--- Begin GIVEN DATA ---
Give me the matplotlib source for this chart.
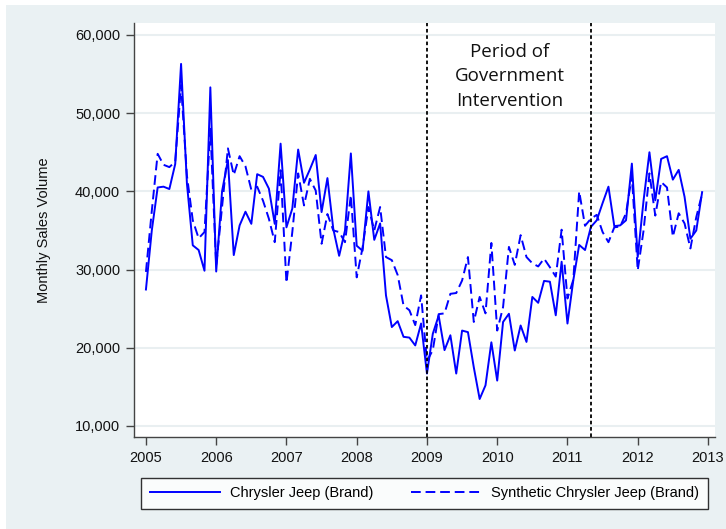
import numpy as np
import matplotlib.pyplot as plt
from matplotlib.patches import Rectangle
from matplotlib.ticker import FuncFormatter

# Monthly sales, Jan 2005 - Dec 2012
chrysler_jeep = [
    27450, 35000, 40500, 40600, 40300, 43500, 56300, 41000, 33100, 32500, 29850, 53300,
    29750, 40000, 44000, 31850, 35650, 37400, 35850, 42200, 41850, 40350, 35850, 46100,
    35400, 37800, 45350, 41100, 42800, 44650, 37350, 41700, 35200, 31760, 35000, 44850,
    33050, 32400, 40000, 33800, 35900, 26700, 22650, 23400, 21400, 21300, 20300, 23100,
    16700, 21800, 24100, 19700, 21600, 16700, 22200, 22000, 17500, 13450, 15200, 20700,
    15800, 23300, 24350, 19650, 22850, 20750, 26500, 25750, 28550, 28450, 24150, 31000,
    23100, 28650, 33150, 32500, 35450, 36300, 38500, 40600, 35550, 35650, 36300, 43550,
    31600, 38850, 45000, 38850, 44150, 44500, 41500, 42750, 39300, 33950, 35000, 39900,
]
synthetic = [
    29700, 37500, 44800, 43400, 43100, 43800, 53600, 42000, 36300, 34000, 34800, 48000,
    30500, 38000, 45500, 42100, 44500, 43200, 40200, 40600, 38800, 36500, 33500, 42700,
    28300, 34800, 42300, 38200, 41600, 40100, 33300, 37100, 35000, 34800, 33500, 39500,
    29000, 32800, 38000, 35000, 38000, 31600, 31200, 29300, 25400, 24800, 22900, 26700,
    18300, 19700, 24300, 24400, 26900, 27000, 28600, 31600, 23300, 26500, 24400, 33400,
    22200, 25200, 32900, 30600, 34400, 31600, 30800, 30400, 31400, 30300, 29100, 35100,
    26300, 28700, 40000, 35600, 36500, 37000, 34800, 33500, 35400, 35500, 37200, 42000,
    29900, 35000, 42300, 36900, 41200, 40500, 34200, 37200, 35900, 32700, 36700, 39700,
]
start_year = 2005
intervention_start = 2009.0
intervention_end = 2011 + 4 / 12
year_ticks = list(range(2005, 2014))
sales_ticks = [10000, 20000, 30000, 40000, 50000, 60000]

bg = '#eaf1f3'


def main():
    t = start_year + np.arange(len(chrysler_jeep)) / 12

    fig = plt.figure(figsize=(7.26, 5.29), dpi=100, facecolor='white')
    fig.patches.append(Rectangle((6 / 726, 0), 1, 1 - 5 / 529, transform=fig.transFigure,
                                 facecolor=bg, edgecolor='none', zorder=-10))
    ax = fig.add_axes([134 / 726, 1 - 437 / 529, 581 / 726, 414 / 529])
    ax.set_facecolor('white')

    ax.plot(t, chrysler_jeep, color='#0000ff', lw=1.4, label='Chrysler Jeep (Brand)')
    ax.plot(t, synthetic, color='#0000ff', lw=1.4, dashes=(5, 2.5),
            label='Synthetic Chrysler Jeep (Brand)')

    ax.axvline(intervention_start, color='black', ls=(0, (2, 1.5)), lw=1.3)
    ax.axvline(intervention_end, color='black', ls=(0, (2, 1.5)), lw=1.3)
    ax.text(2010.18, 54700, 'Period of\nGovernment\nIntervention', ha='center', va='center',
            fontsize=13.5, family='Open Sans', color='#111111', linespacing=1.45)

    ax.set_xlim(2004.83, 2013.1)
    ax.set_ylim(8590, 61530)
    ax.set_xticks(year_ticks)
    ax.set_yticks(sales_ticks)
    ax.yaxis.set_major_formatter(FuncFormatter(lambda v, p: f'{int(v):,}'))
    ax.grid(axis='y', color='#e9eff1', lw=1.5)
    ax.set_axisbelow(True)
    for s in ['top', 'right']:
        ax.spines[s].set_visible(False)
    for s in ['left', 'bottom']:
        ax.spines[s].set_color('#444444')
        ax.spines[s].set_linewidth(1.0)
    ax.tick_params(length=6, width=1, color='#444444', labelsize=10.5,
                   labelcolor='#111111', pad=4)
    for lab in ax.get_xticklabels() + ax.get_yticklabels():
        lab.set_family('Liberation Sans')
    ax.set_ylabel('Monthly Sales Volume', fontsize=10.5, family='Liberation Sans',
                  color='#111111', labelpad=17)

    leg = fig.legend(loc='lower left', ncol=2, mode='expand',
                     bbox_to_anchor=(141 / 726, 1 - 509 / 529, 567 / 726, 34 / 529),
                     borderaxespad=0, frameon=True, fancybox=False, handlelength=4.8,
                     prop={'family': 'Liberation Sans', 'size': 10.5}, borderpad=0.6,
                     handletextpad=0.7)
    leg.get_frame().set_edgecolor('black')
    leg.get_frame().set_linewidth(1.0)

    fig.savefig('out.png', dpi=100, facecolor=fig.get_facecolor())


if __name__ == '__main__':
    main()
--- End GIVEN DATA ---
Extract every line that has the string "matplotlib" in it.

§ **ANSWER BELOW**
Give me the matplotlib source for this chart.
import matplotlib.pyplot as plt
from matplotlib.patches import Rectangle
from matplotlib.ticker import FuncFormatter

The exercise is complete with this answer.